Exercise directions: Write out exactly the lines from the line with "Generate a LaTeX" through the line with "(sa9) at (485,612)", including both, and nothing more.

Given information:
----

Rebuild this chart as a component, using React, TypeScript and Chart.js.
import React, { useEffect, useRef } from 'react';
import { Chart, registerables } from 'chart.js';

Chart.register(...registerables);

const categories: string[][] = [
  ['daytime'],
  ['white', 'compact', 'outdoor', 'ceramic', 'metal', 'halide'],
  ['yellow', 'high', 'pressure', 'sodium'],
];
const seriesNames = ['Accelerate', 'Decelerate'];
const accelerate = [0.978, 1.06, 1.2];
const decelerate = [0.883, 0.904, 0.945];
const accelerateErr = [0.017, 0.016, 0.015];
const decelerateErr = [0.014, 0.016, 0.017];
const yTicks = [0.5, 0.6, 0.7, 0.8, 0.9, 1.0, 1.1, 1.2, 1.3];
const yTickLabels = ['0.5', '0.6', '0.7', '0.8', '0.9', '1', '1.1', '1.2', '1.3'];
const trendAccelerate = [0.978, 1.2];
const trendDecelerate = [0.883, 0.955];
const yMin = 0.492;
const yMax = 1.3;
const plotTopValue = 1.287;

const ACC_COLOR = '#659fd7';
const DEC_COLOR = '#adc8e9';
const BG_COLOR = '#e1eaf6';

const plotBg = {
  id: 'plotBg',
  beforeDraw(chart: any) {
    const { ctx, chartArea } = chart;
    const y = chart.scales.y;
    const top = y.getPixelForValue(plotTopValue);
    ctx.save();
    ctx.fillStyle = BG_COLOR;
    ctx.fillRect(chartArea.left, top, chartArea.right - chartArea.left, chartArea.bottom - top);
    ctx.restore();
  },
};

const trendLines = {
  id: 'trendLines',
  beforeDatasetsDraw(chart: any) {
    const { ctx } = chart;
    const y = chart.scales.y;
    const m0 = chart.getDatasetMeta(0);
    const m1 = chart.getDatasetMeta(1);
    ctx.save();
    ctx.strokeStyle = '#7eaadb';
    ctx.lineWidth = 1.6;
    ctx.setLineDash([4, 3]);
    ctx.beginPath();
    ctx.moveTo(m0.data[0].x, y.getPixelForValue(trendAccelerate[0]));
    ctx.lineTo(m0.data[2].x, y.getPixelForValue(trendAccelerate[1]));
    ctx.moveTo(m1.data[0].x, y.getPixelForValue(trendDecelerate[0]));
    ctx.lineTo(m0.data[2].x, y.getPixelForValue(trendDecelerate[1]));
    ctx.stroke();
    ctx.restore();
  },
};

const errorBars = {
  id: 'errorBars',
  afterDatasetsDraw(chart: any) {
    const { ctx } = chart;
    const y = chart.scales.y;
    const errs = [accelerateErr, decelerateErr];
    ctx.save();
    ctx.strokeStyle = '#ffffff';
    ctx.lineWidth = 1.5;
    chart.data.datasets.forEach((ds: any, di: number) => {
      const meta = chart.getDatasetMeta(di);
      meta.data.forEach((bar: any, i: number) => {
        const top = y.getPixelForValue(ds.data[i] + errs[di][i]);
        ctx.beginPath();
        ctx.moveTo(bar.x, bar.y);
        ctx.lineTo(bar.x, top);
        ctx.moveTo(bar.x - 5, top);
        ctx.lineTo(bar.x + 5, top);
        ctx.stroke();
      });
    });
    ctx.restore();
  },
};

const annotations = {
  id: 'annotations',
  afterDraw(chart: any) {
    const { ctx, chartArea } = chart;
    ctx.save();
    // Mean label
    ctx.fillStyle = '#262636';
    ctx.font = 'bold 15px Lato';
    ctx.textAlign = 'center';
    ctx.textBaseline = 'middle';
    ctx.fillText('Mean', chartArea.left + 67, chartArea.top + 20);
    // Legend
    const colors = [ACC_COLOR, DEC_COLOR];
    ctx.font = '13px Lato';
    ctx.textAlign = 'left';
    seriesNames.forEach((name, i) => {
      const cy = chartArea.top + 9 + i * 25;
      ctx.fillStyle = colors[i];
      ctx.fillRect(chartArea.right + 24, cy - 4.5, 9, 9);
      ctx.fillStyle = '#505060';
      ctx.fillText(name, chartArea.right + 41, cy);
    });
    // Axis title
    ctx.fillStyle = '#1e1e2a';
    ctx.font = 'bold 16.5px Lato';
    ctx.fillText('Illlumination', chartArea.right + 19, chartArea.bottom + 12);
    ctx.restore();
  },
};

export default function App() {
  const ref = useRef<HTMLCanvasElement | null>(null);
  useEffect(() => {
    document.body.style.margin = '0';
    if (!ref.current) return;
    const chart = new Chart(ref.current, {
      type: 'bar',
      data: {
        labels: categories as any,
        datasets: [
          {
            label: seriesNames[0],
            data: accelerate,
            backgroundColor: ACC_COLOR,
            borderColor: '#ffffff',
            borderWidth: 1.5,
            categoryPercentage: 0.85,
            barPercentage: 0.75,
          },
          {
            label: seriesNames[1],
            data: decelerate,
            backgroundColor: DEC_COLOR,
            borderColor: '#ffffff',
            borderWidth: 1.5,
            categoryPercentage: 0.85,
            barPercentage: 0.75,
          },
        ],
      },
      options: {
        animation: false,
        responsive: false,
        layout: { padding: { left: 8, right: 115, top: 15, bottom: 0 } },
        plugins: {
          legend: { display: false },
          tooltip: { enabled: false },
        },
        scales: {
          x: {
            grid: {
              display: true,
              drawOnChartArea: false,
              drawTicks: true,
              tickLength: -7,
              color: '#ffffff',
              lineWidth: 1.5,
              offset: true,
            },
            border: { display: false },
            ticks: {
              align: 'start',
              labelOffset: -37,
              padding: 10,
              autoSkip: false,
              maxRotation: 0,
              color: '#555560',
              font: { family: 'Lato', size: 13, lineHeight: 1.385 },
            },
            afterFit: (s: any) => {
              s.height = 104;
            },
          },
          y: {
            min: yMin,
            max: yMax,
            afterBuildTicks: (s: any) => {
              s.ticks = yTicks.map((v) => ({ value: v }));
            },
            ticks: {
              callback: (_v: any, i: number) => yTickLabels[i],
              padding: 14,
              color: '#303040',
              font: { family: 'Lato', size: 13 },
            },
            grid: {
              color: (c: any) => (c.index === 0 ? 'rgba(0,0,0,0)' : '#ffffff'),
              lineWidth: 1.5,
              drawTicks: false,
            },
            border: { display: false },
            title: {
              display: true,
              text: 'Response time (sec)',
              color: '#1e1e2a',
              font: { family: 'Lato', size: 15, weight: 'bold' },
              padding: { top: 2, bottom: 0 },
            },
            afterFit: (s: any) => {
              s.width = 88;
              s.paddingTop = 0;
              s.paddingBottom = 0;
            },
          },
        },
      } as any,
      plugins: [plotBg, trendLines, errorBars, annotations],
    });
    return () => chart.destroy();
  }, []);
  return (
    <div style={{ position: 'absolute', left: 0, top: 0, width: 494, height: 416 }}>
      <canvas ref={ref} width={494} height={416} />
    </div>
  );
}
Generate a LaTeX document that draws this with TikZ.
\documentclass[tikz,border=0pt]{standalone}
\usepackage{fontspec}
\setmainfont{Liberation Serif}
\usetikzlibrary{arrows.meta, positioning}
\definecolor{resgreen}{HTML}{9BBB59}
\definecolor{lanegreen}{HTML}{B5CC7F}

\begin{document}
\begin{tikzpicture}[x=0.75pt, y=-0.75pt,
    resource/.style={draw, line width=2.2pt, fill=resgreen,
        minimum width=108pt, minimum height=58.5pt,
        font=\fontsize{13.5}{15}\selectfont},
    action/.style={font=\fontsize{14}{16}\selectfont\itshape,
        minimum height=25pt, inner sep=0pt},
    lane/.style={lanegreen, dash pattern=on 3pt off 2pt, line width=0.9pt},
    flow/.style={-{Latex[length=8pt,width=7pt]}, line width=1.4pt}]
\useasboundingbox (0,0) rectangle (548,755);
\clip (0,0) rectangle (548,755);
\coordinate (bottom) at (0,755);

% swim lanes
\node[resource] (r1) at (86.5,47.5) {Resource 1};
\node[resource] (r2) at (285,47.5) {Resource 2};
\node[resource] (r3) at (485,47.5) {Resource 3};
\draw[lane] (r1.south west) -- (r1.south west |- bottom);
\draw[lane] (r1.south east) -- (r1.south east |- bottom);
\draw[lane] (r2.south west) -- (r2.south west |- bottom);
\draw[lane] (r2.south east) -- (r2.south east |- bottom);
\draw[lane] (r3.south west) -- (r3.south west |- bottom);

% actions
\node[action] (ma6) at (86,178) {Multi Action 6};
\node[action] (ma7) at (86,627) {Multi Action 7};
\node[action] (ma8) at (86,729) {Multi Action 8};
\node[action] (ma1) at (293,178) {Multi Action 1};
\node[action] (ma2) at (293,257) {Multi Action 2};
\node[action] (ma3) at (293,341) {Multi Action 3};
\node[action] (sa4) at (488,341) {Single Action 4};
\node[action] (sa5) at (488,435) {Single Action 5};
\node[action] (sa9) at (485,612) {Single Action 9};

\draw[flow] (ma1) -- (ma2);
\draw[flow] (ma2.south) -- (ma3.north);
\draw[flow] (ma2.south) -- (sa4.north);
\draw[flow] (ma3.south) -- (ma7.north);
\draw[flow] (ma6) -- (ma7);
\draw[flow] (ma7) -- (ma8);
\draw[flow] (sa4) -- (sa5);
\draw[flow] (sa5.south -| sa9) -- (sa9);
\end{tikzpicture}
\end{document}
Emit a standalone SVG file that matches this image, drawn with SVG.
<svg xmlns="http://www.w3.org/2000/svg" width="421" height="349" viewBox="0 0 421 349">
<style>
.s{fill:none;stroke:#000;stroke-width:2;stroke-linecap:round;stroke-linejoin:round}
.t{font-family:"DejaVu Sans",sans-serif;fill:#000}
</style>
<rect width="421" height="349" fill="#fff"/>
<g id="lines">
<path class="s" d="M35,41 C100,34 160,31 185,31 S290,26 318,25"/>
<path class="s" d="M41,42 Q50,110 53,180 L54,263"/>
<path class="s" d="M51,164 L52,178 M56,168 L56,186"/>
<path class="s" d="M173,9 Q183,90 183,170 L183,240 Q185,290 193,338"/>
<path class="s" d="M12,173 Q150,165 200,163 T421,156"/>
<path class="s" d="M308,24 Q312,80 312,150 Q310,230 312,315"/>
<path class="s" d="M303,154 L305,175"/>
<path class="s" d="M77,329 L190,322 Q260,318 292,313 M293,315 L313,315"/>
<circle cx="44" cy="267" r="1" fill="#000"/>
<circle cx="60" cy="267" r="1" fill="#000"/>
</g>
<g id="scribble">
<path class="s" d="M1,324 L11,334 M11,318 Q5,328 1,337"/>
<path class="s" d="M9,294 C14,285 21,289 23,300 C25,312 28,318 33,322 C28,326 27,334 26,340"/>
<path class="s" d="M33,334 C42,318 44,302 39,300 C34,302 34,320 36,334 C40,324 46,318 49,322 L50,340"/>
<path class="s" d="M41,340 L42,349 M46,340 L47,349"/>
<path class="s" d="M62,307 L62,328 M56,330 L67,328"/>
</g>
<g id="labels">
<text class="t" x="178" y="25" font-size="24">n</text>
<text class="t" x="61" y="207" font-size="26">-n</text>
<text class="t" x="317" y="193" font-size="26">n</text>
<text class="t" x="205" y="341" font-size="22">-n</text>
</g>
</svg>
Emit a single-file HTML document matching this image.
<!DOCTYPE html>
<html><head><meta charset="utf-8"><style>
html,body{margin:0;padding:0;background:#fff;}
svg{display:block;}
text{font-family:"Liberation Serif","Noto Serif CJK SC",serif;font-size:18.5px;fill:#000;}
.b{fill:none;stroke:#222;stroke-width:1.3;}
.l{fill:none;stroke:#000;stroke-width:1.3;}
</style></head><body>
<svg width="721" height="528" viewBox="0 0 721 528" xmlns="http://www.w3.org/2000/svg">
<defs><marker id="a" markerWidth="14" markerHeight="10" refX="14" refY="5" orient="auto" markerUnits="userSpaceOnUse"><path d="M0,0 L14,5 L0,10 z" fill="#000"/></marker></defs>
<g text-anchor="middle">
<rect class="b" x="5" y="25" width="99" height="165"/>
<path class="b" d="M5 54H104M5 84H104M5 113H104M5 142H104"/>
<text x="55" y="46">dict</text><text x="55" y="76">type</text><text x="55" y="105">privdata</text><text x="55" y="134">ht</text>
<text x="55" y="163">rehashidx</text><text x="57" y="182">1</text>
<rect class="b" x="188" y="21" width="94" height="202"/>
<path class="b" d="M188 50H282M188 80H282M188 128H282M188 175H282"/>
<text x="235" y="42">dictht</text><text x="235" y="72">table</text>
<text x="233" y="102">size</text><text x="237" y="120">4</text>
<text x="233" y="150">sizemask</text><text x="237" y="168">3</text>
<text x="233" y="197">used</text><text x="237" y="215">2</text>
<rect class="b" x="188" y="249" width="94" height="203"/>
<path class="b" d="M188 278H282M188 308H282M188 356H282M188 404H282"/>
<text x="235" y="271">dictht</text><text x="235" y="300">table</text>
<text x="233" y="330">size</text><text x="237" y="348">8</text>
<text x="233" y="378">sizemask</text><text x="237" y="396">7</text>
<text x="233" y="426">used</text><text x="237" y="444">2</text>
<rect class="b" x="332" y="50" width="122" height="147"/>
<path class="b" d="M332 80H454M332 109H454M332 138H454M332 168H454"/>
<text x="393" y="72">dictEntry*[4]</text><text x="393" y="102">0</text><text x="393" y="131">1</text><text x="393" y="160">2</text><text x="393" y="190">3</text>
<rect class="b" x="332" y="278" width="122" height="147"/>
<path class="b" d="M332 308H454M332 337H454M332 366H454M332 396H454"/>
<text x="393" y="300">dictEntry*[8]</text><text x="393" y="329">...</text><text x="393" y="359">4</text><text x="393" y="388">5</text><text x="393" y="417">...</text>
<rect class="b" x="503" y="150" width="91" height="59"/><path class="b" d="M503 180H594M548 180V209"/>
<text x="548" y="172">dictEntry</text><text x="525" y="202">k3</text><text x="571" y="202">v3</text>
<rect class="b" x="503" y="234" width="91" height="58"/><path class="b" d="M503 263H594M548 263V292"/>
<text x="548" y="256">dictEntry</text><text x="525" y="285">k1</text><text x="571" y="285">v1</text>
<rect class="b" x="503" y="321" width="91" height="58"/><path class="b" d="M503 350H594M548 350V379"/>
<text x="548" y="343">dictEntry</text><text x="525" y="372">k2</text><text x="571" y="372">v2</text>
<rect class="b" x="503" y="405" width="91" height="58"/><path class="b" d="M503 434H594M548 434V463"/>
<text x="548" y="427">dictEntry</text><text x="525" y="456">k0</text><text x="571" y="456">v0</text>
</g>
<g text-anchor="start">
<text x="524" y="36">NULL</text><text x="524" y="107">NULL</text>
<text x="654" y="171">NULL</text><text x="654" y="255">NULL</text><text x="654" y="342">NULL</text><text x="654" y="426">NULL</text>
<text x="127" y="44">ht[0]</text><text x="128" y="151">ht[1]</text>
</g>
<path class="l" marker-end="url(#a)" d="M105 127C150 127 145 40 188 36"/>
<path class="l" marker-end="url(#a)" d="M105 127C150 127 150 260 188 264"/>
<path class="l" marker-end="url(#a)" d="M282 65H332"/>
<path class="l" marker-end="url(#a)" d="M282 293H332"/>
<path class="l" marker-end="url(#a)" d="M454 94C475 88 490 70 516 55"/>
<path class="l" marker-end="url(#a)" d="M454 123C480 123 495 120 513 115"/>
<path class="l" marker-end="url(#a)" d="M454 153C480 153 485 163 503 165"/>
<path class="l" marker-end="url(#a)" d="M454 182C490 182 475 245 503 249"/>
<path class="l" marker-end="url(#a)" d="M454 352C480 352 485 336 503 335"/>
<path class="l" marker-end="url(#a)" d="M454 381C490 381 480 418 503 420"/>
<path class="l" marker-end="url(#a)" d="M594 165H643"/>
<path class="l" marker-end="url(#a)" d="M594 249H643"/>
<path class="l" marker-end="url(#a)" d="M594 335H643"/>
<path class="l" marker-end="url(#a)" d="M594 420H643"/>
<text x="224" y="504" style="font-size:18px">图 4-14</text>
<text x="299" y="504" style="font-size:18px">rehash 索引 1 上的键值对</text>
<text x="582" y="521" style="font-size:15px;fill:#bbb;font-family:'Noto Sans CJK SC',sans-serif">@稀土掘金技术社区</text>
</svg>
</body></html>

----

Output of the task:
Generate a LaTeX document that draws this with TikZ.
\documentclass[tikz,border=0pt]{standalone}
\usepackage{fontspec}
\setmainfont{Liberation Serif}
\usetikzlibrary{arrows.meta, positioning}
\definecolor{resgreen}{HTML}{9BBB59}
\definecolor{lanegreen}{HTML}{B5CC7F}

\begin{document}
\begin{tikzpicture}[x=0.75pt, y=-0.75pt,
    resource/.style={draw, line width=2.2pt, fill=resgreen,
        minimum width=108pt, minimum height=58.5pt,
        font=\fontsize{13.5}{15}\selectfont},
    action/.style={font=\fontsize{14}{16}\selectfont\itshape,
        minimum height=25pt, inner sep=0pt},
    lane/.style={lanegreen, dash pattern=on 3pt off 2pt, line width=0.9pt},
    flow/.style={-{Latex[length=8pt,width=7pt]}, line width=1.4pt}]
\useasboundingbox (0,0) rectangle (548,755);
\clip (0,0) rectangle (548,755);
\coordinate (bottom) at (0,755);

% swim lanes
\node[resource] (r1) at (86.5,47.5) {Resource 1};
\node[resource] (r2) at (285,47.5) {Resource 2};
\node[resource] (r3) at (485,47.5) {Resource 3};
\draw[lane] (r1.south west) -- (r1.south west |- bottom);
\draw[lane] (r1.south east) -- (r1.south east |- bottom);
\draw[lane] (r2.south west) -- (r2.south west |- bottom);
\draw[lane] (r2.south east) -- (r2.south east |- bottom);
\draw[lane] (r3.south west) -- (r3.south west |- bottom);

% actions
\node[action] (ma6) at (86,178) {Multi Action 6};
\node[action] (ma7) at (86,627) {Multi Action 7};
\node[action] (ma8) at (86,729) {Multi Action 8};
\node[action] (ma1) at (293,178) {Multi Action 1};
\node[action] (ma2) at (293,257) {Multi Action 2};
\node[action] (ma3) at (293,341) {Multi Action 3};
\node[action] (sa4) at (488,341) {Single Action 4};
\node[action] (sa5) at (488,435) {Single Action 5};
\node[action] (sa9) at (485,612) {Single Action 9};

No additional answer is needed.